**Task objective**
Please, without the pictures, retype exactly the lines from the start of the material through the line that holds "ax = fig.add_axes([143".

**Available data**

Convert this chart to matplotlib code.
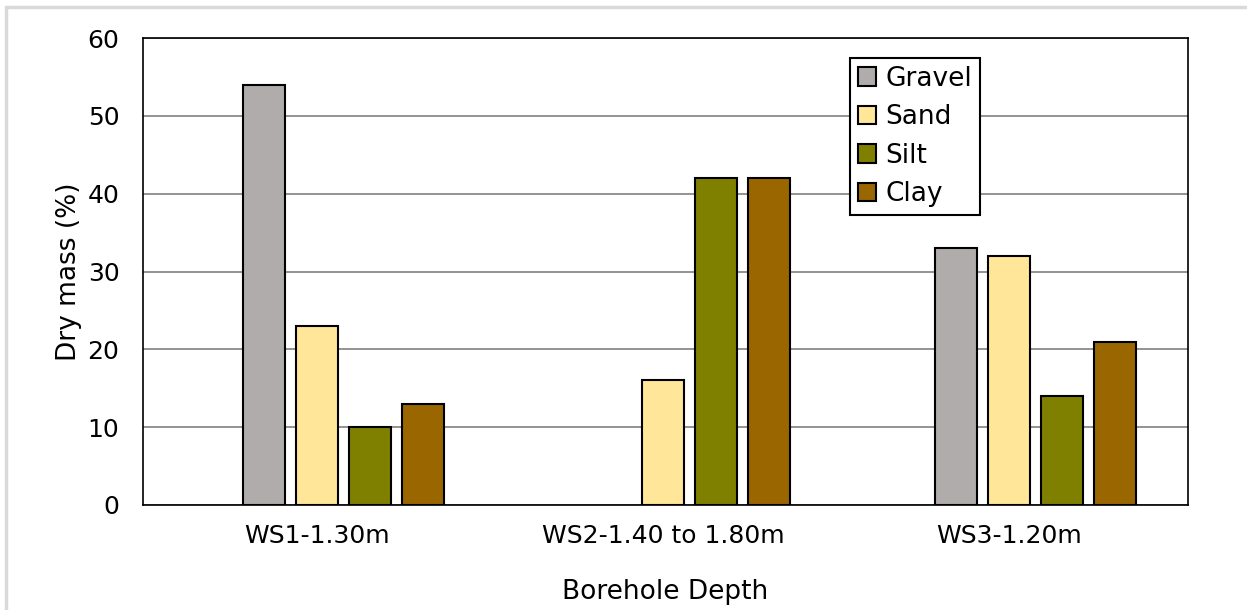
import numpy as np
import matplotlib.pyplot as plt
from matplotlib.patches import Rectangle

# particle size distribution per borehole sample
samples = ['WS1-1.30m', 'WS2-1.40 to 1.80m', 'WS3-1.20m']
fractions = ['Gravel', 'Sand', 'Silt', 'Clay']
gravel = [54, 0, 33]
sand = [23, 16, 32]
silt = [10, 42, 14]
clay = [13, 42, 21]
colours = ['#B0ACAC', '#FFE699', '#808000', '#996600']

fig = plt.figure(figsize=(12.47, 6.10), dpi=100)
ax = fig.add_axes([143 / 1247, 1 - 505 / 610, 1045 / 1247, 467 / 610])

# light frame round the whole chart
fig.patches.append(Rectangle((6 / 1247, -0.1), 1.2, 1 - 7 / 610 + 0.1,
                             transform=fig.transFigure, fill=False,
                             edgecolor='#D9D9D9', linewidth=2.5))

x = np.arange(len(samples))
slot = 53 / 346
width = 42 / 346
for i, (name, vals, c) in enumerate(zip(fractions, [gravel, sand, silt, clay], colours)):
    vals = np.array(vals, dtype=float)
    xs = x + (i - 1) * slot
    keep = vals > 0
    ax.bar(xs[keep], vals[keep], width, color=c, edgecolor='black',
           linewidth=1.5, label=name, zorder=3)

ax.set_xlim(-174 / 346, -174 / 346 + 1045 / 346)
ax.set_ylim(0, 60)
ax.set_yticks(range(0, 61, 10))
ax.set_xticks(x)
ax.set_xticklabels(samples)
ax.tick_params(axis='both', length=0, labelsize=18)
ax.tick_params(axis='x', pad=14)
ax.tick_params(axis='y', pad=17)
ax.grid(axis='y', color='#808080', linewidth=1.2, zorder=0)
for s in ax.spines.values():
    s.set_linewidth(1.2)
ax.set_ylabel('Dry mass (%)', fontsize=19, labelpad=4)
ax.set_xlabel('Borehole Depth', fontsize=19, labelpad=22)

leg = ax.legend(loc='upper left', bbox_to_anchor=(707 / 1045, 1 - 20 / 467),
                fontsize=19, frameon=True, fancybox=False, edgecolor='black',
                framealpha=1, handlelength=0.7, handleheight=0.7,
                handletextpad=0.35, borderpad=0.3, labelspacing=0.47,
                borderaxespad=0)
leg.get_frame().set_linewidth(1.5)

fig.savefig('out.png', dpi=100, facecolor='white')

**Correct answer**
Convert this chart to matplotlib code.
import numpy as np
import matplotlib.pyplot as plt
from matplotlib.patches import Rectangle

# particle size distribution per borehole sample
samples = ['WS1-1.30m', 'WS2-1.40 to 1.80m', 'WS3-1.20m']
fractions = ['Gravel', 'Sand', 'Silt', 'Clay']
gravel = [54, 0, 33]
sand = [23, 16, 32]
silt = [10, 42, 14]
clay = [13, 42, 21]
colours = ['#B0ACAC', '#FFE699', '#808000', '#996600']

fig = plt.figure(figsize=(12.47, 6.10), dpi=100)
ax = fig.add_axes([143 / 1247, 1 - 505 / 610, 1045 / 1247, 467 / 610])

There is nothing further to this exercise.